Pita Limjaroenrat, ancien candidat au poste de premier ministre thaïlandais à son arrivée à la Cour constitutionnelle à Bangkok le 24 janvier 2024. © AFP
L'ambiguïté de la libération de Pita Limjaroenrat
Cette photo issue de l'AFP est apparue dans le journal France 24 le 24 janvier dernier, accompagnée de sa légende d’origine, sous le titre « Le leader du mouvement pro-démocratie Pita Limjaroenrat blanchi par la justice thaïlandaise ».
La photo semble au premier abord illustrer l’effet positif de la bonne nouvelle qu’est la libération de Pita Limjaroenrat, porte-parole d’une jeunesse en quête de renouveau qui s’oppose au pouvoir monarchiste en place depuis plusieurs années. Âgé de 43 ans, pro-démocrate, et après son ambition avortée de devenir premier ministre, il a été confronté à de nombreuses actions judiciaires. Au centre de la photo, il apparaît bien net, le visage éclairé, portant une cravate jaune qui illumine son teint halé. Son regard est tourné vers l’avant, en lien avec le nom de son parti, « Move Forward » ("En Avant").

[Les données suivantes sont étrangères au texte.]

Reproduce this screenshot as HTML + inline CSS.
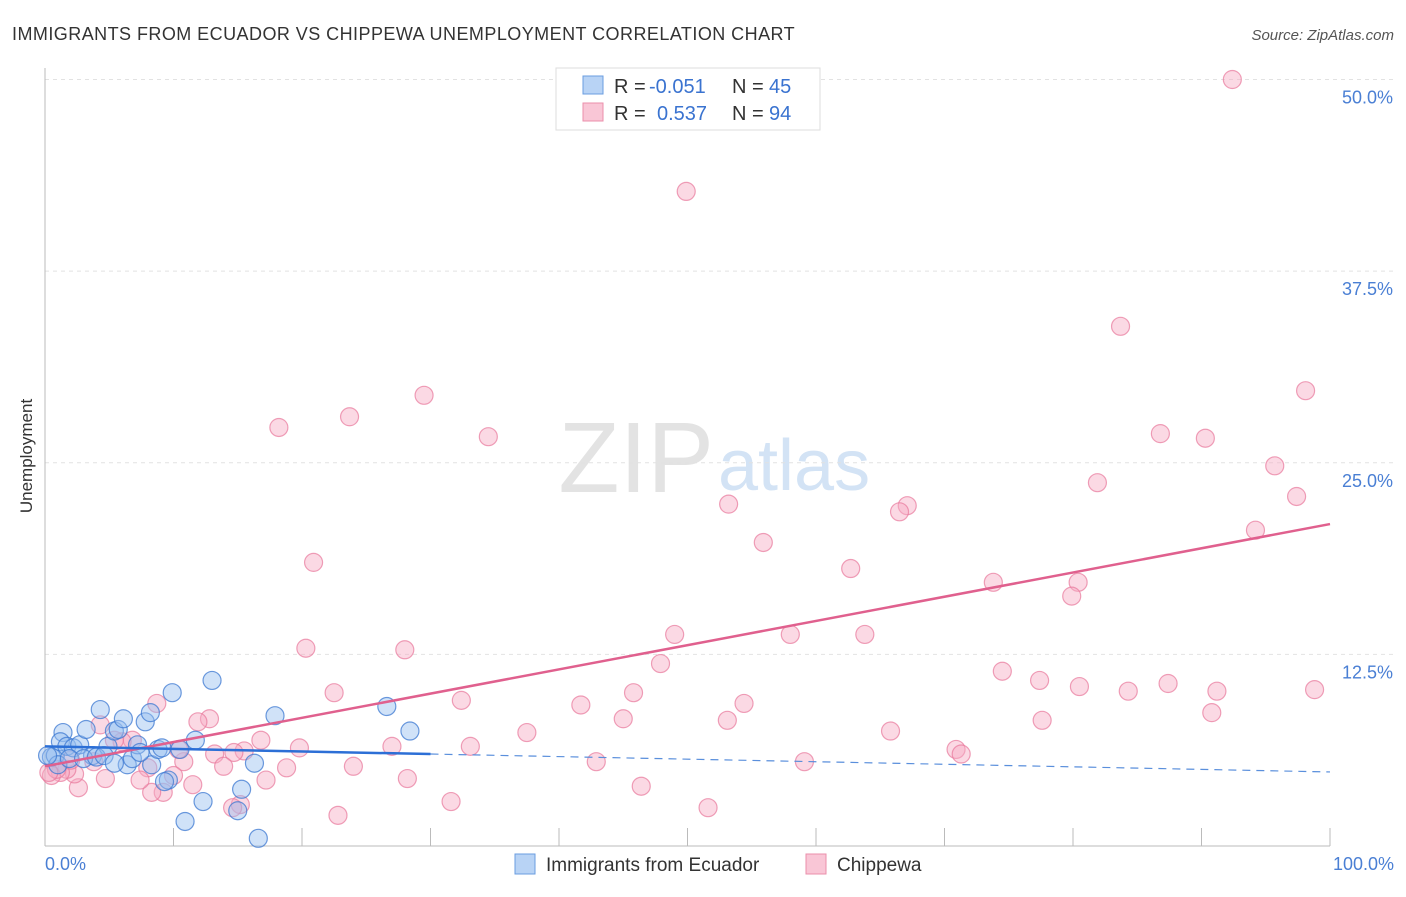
<!DOCTYPE html>
<html><head><meta charset="utf-8"><style>
body{margin:0;background:#fff;font-family:"Liberation Sans",sans-serif}
svg text{font-family:"Liberation Sans",sans-serif}
</style></head><body>
<svg id="c" width="1406" height="892" xmlns="http://www.w3.org/2000/svg">
<text x="12" y="40" font-size="18" fill="#333" letter-spacing="0.45">IMMIGRANTS FROM ECUADOR VS CHIPPEWA UNEMPLOYMENT CORRELATION CHART</text>
<text x="1394" y="40" font-size="15" fill="#555" font-style="italic" text-anchor="end">Source: ZipAtlas.com</text>
<text x="714" y="492" font-size="100" fill="#e3e3e3" text-anchor="end" font-family="Liberation Serif">ZIP</text>
<text x="718" y="490" font-size="72" fill="#d3e3f5">atlas</text>
<g id="grid"></g>
<line x1="45" y1="68" x2="45" y2="846" stroke="#bbb"/>
<line x1="45" y1="846" x2="1330" y2="846" stroke="#bbb"/>
<g id="ticks"></g>
<text x="32" y="456" font-size="17" fill="#333" text-anchor="middle" transform="rotate(-90 32 456)">Unemployment</text>
<text x="45" y="870" font-size="18" fill="#4a7fd4">0.0%</text>
<text x="1394" y="870" font-size="18" fill="#4a7fd4" text-anchor="end">100.0%</text>
<g id="pts"></g>
<g id="lines"></g>
<g>
<rect x="556" y="68" width="264" height="62" fill="#fff" stroke="#ddd"/>
<rect x="583" y="76" width="20" height="18" fill="#b8d3f5" stroke="#6a9de0"/>
<rect x="583" y="103" width="20" height="18" fill="#f9c6d6" stroke="#eb8fab"/>
<text x="614" y="93" font-size="20" fill="#333">R =</text>
<text x="649" y="93" font-size="20" fill="#3a73d0">-0.051</text>
<text x="732" y="93" font-size="20" fill="#333">N =</text>
<text x="769" y="93" font-size="20" fill="#3a73d0">45</text>
<text x="614" y="120" font-size="20" fill="#333">R =</text>
<text x="657" y="120" font-size="20" fill="#3a73d0">0.537</text>
<text x="732" y="120" font-size="20" fill="#333">N =</text>
<text x="769" y="120" font-size="20" fill="#3a73d0">94</text>
</g>
<g>
<rect x="515" y="854" width="20" height="20" fill="#b8d3f5" stroke="#6a9de0"/>
<text x="546" y="871" font-size="19" fill="#333">Immigrants from Ecuador</text>
<rect x="806" y="854" width="20" height="20" fill="#f9c6d6" stroke="#eb8fab"/>
<text x="837" y="871" font-size="19" fill="#333">Chippewa</text>
</g>
</svg>
<script>
const yTicks=[12.5,25,37.5,50];
const yTickLabels=["12.5%","25.0%","37.5%","50.0%"];
const blueX=[0.5,0.8,1.4,1.2,1.7,2.2,2.7,3.2,3.7,4.3,4.9,5.4,5.7,6.1,6.4,6.8,7.2,7.8,8.2,8.3,8.8,9.1,9.6,9.9,10.5,10.9,11.7,12.3,13.0,15.0,15.3,16.3,16.6,17.9,26.6,28.4,1.0,1.9,3.0,4.0,4.6,5.4,7.4,0.2,9.3];
const blueY=[5.8,5.9,7.4,6.8,6.5,6.4,6.6,7.6,5.9,8.9,6.5,7.5,7.6,8.3,5.3,5.7,6.6,8.1,8.7,5.3,6.3,6.4,4.3,10.0,6.3,1.6,6.9,2.9,10.8,2.3,3.7,5.4,0.5,8.5,9.1,7.5,5.3,5.7,5.7,5.8,5.9,5.4,6.1,5.9,4.2];
const pinkX=[92.4,49.9,83.7,98.1,29.5,23.7,18.2,34.5,86.8,90.3,95.7,81.9,97.4,53.2,67.1,66.5,94.2,55.9,20.9,62.7,73.8,80.4,79.9,49.0,58.0,63.8,20.3,28.0,74.5,47.9,77.4,80.5,84.3,87.4,91.2,98.8,45.8,22.5,32.4,41.7,54.4,90.8,77.6,45.0,53.1,65.8,37.5,33.1,27.0,70.9,71.3,59.1,42.9,24.0,28.2,46.4,31.6,51.6,22.8,19.8,18.8,17.2,16.8,15.5,14.7,13.2,13.9,12.8,11.9,11.5,10.8,10.4,10.0,9.2,8.7,8.3,8.0,7.4,6.8,6.0,5.4,4.7,4.3,3.8,2.6,2.3,1.7,1.2,0.5,0.9,15.2,14.6,0.3,2.0];
const pinkY=[50.0,42.7,33.9,29.7,29.4,28.0,27.3,26.7,26.9,26.6,24.8,23.7,22.8,22.3,22.2,21.8,20.6,19.8,18.5,18.1,17.2,17.2,16.3,13.8,13.8,13.8,12.9,12.8,11.4,11.9,10.8,10.4,10.1,10.6,10.1,10.2,10.0,10.0,9.5,9.2,9.3,8.7,8.2,8.3,8.2,7.5,7.4,6.5,6.5,6.3,6.0,5.5,5.5,5.2,4.4,3.9,2.9,2.5,2.0,6.4,5.1,4.3,6.9,6.2,6.1,6.0,5.2,8.3,8.1,4.0,5.5,6.3,4.6,3.5,9.3,3.5,5.1,4.3,6.9,6.8,6.9,4.4,7.9,5.5,3.8,4.7,5.0,4.8,4.6,5.0,2.7,2.5,4.8,5.6];
const blueFit=[6.5,-0.0167];
const pinkFit=[5.2,0.158];
const X=v=>45+v*12.85, Y=v=>846-v*15.33;
const NS="http://www.w3.org/2000/svg";
function mk(tag,attrs,parent){const e=document.createElementNS(NS,tag);for(const k in attrs)e.setAttribute(k,attrs[k]);document.getElementById(parent).appendChild(e);return e;}
yTicks.forEach((t,i)=>{
 const l=mk('line',{x1:45,x2:1394,y1:Y(t),y2:Y(t),stroke:'#e2e2e2','stroke-dasharray':'4 4'},'grid');
 
 
 const tx=mk('text',{x:1393,y:Y(t)+24,'font-size':18,fill:'#4a7fd4','text-anchor':'end'},'grid');
 tx.textContent=yTickLabels[i];
 
 
});
for(let i=1;i<=10;i++){
 const t=mk('line',{x1:X(i*10),x2:X(i*10),y1:828,y2:846,stroke:'#bbb'},'ticks');
 
 
}
pinkX.forEach((v,i)=>{
 const c=mk('circle',{cx:X(v),cy:Y(pinkY[i]),r:9,fill:'rgba(246,170,195,0.45)',stroke:'rgba(232,120,155,0.7)','stroke-width':1.2},'pts');
 
 
});
blueX.forEach((v,i)=>{
 const c=mk('circle',{cx:X(v),cy:Y(blueY[i]),r:9,fill:'rgba(150,190,240,0.45)',stroke:'rgba(60,120,210,0.75)','stroke-width':1.2},'pts');
 
 
});
const f=(p,x)=>p[0]+p[1]*x;
let l1=mk('line',{x1:X(0),y1:Y(f(pinkFit,0)),x2:X(100),y2:Y(f(pinkFit,100)),stroke:'#e0608e','stroke-width':2.5},'lines');


let l2=mk('line',{x1:X(0),y1:Y(f(blueFit,0)),x2:X(30),y2:Y(f(blueFit,30)),stroke:'#2c6fd6','stroke-width':2.5},'lines');


let l3=mk('line',{x1:X(30),y1:Y(f(blueFit,30)),x2:X(100),y2:Y(f(blueFit,100)),stroke:'#5a8fdc','stroke-width':1.2,'stroke-dasharray':'8 6'},'lines');


</script>
</body></html>
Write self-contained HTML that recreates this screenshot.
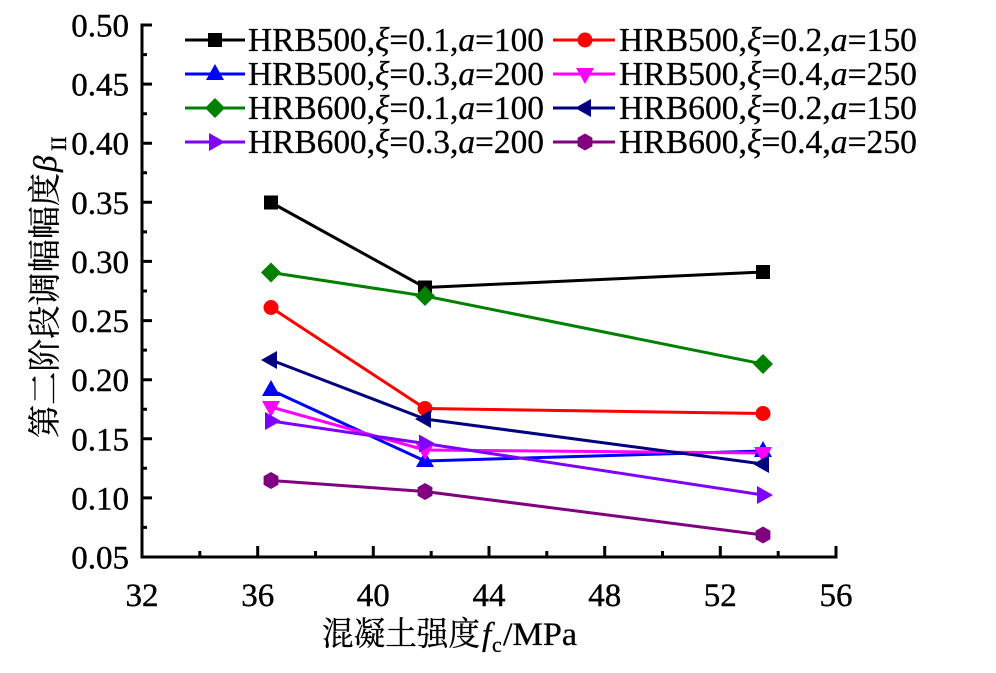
<!DOCTYPE html>
<html>
<head>
<meta charset="utf-8">
<style>
  html,body{margin:0;padding:0;background:#fff;}
  svg{display:block;}
</style>
</head>
<body>
<svg width="996" height="673" viewBox="0 0 996 673" xmlns="http://www.w3.org/2000/svg">
  <defs>
    <rect id="sq" x="-7" y="-7" width="14" height="14"/>
    <circle id="ci" cx="0" cy="0" r="7.5"/>
    <polygon id="tu" points="0,-10 9,6 -9,6"/>
    <polygon id="td" points="0,10 9,-6 -9,-6"/>
    <polygon id="tl" points="-10,0 6,-9 6,9"/>
    <polygon id="tr" points="10,0 -6,-9 -6,9"/>
    <polygon id="di" points="0,-10 10,0 0,10 -10,0"/>
    <polygon id="hx" points="0,-8.5 7.4,-4.3 7.4,4.3 0,8.5 -7.4,4.3 -7.4,-4.3"/>
  </defs>

  <!-- axes -->
  <g stroke="#000" stroke-width="3" fill="none">
    <line x1="142" y1="23.5" x2="142" y2="558.5"/>
    <line x1="140.5" y1="557" x2="837.5" y2="557"/>
    <path d="M142 25H152M142 84.1H152M142 143.2H152M142 202.3H152M142 261.4H152M142 320.6H152M142 379.7H152M142 438.8H152M142 497.9H152"/>
    <path d="M142 54.6H147M142 113.7H147M142 172.8H147M142 231.9H147M142 291H147M142 350.1H147M142 409.2H147M142 468.3H147M142 527.4H147"/>
    <path d="M257.7 557V546M373.3 557V546M489 557V546M604.7 557V546M720.3 557V546M836 557V546"/>
    <path d="M199.8 557V551M315.5 557V551M431.2 557V551M546.8 557V551M662.5 557V551M778.2 557V551"/>
  </g>

  <!-- y tick labels -->
  <g font-family="Liberation Serif, Noto Serif CJK SC, serif" font-size="33" fill="#000" stroke="#000" stroke-width="0.4" text-anchor="end">
    <text x="129" y="36.5">0.50</text>
    <text x="129" y="95.6">0.45</text>
    <text x="129" y="154.7">0.40</text>
    <text x="129" y="213.8">0.35</text>
    <text x="129" y="272.9">0.30</text>
    <text x="129" y="332.1">0.25</text>
    <text x="129" y="391.2">0.20</text>
    <text x="129" y="450.3">0.15</text>
    <text x="129" y="509.4">0.10</text>
    <text x="129" y="568.5">0.05</text>
  </g>
  <!-- x tick labels -->
  <g font-family="Liberation Serif, Noto Serif CJK SC, serif" font-size="33" fill="#000" stroke="#000" stroke-width="0.4" text-anchor="middle">
    <text x="142" y="606">32</text>
    <text x="257.7" y="606">36</text>
    <text x="373.3" y="606">40</text>
    <text x="489" y="606">44</text>
    <text x="604.7" y="606">48</text>
    <text x="720.3" y="606">52</text>
    <text x="836" y="606">56</text>
  </g>

  <!-- x title -->
  <g font-family="Liberation Serif, Noto Serif CJK SC, serif" font-size="33" fill="#000" stroke="#000" stroke-width="0.3">
    <text x="322" y="645" textLength="158" lengthAdjust="spacingAndGlyphs">混凝土强度</text>
    <text x="482" y="645" font-style="italic">f</text>
    <text x="492" y="652" font-size="22">c</text>
    <text x="503" y="645" textLength="74" lengthAdjust="spacingAndGlyphs">/MPa</text>
  </g>

  <!-- y title -->
  <g transform="translate(56,438) rotate(-90)" font-family="Liberation Serif, Noto Serif CJK SC, serif" font-size="33" fill="#000" stroke="#000" stroke-width="0.3">
    <text x="0" y="0" textLength="265" lengthAdjust="spacingAndGlyphs">第二阶段调幅幅度</text>
    <text x="266" y="0" font-style="italic">β</text>
    <text x="287" y="10" font-size="22">II</text>
  </g>

  <!-- series -->
  <g stroke-width="3" fill="none" stroke-linejoin="round">
    <polyline stroke="#000000" points="271,202.5 425,287.5 763,272"/>
    <polyline stroke="#ff0000" points="271,307.5 425,408.5 763,413.5"/>
    <polyline stroke="#0000ff" points="271,390 425,461 763,451"/>
    <polyline stroke="#ff00ff" points="271,407 425,450 763,453"/>
    <polyline stroke="#008000" points="271,272.5 425,296 763,364"/>
    <polyline stroke="#000080" points="271,360 425,419 763,464"/>
    <polyline stroke="#8000ff" points="271,421 425,443.5 763,495"/>
    <polyline stroke="#800080" points="271,480.5 425,491.5 763,535"/>
  </g>
  <g fill="#000000"><use href="#sq" x="271" y="202.5"/><use href="#sq" x="425" y="287.5"/><use href="#sq" x="763" y="272"/></g>
  <g fill="#ff0000"><use href="#ci" x="271" y="307.5"/><use href="#ci" x="425" y="408.5"/><use href="#ci" x="763" y="413.5"/></g>
  <g fill="#0000ff"><use href="#tu" x="271" y="390"/><use href="#tu" x="425" y="461"/><use href="#tu" x="763" y="451"/></g>
  <g fill="#ff00ff"><use href="#td" x="271" y="407"/><use href="#td" x="425" y="450"/><use href="#td" x="763" y="453"/></g>
  <g fill="#008000"><use href="#di" x="271" y="272.5"/><use href="#di" x="425" y="296"/><use href="#di" x="763" y="364"/></g>
  <g fill="#000080"><use href="#tl" x="271" y="360"/><use href="#tl" x="425" y="419"/><use href="#tl" x="763" y="464"/></g>
  <g fill="#8000ff"><use href="#tr" x="271" y="421"/><use href="#tr" x="425" y="443.5"/><use href="#tr" x="763" y="495"/></g>
  <g fill="#800080"><use href="#hx" x="271" y="480.5"/><use href="#hx" x="425" y="491.5"/><use href="#hx" x="763" y="535"/></g>

  <!-- legend -->
  <g stroke-width="3">
    <line x1="185" y1="40" x2="245" y2="40" stroke="#000000"/>
    <line x1="185" y1="74" x2="245" y2="74" stroke="#0000ff"/>
    <line x1="185" y1="108" x2="245" y2="108" stroke="#008000"/>
    <line x1="185" y1="142" x2="245" y2="142" stroke="#8000ff"/>
    <line x1="553" y1="40" x2="615" y2="40" stroke="#ff0000"/>
    <line x1="553" y1="74" x2="615" y2="74" stroke="#ff00ff"/>
    <line x1="553" y1="108" x2="615" y2="108" stroke="#000080"/>
    <line x1="553" y1="142" x2="615" y2="142" stroke="#800080"/>
  </g>
  <use href="#sq" x="215" y="40" fill="#000000"/>
  <use href="#tu" x="215" y="74" fill="#0000ff"/>
  <use href="#di" x="215" y="108" fill="#008000"/>
  <use href="#tr" x="215" y="142" fill="#8000ff"/>
  <use href="#ci" x="585" y="40" fill="#ff0000"/>
  <use href="#td" x="585" y="74" fill="#ff00ff"/>
  <use href="#tl" x="585" y="108" fill="#000080"/>
  <use href="#hx" x="585" y="142" fill="#800080"/>

  <g font-family="Liberation Serif, Noto Serif CJK SC, serif" font-size="34" fill="#000" stroke="#000" stroke-width="0.3">
    <text x="248" y="51" textLength="296" lengthAdjust="spacingAndGlyphs">HRB500,<tspan font-style="italic">ξ</tspan>=0.1,<tspan font-style="italic">a</tspan>=100</text>
    <text x="248" y="85" textLength="296" lengthAdjust="spacingAndGlyphs">HRB500,<tspan font-style="italic">ξ</tspan>=0.3,<tspan font-style="italic">a</tspan>=200</text>
    <text x="248" y="119" textLength="296" lengthAdjust="spacingAndGlyphs">HRB600,<tspan font-style="italic">ξ</tspan>=0.1,<tspan font-style="italic">a</tspan>=100</text>
    <text x="248" y="153" textLength="296" lengthAdjust="spacingAndGlyphs">HRB600,<tspan font-style="italic">ξ</tspan>=0.3,<tspan font-style="italic">a</tspan>=200</text>
    <text x="619" y="51" textLength="298" lengthAdjust="spacingAndGlyphs">HRB500,<tspan font-style="italic">ξ</tspan>=0.2,<tspan font-style="italic">a</tspan>=150</text>
    <text x="619" y="85" textLength="298" lengthAdjust="spacingAndGlyphs">HRB500,<tspan font-style="italic">ξ</tspan>=0.4,<tspan font-style="italic">a</tspan>=250</text>
    <text x="619" y="119" textLength="298" lengthAdjust="spacingAndGlyphs">HRB600,<tspan font-style="italic">ξ</tspan>=0.2,<tspan font-style="italic">a</tspan>=150</text>
    <text x="619" y="153" textLength="298" lengthAdjust="spacingAndGlyphs">HRB600,<tspan font-style="italic">ξ</tspan>=0.4,<tspan font-style="italic">a</tspan>=250</text>
  </g>
</svg>
</body>
</html>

La foule l’entoure, composée de personnes de tous âges, certains portant des masques ou des lunettes, en tee-shirt ou en costume, représentant la diversité de la population thaïlandaise qu’il aspire à incarner et représenter.
Diplômé de Harvard, Pita a l’apparence d’un étudiant dans son costume sobre, sa cravate à pois et son petit mouchoir blanc, symbolisant l’innocence. Le contraste entre le noir de son costume et la blancheur de sa chemise donne l’impression d’un bouclier protégeant une innocence désormais confirmée par la justice. Derrière lui, son successeur, tête baissée et sourire discret, semble s’incliner respectueusement.
Cependant, une analyse plus approfondie de la photo révèle une émotion contradictoire à cette première impression de victoire. L’absence des mains de Pita dans la photo est frappante : sont-elles libres ou attachées ? La foule dense qui l’entoure est floue, masquée, créant une sensation d’étouffement, renforcée par l’omniprésence d’appareils photographiques. Acclamé mais entouré de visages détournés, Pita apparaît isolé, sous l’œil constant des médias. La photo, prise en contre-plongée, le montre surplombé par les caméras, vulnérable malgré sa position centrale.
Si Pita Limjaroenrat est censé manifester sa liberté, la composition de cette photo suggère le contraire. À peine son mandat de député repris, nous avons appris le 5 février dernier qu’il avait été condamné à 4 mois de prison avec sursis pour une manifestation en 2019 jugée menaçante pour le pouvoir royal, une étrange prémonition de la photo.
Enfin, un élément déconcertant : le choix de sa cravate jaune, symbole du pouvoir royal, contrastant avec le orange du parti Move Forward. Ce choix de couleur, politiquement chargé, interroge sur ses intentions et le message qu’il souhaite véhiculer.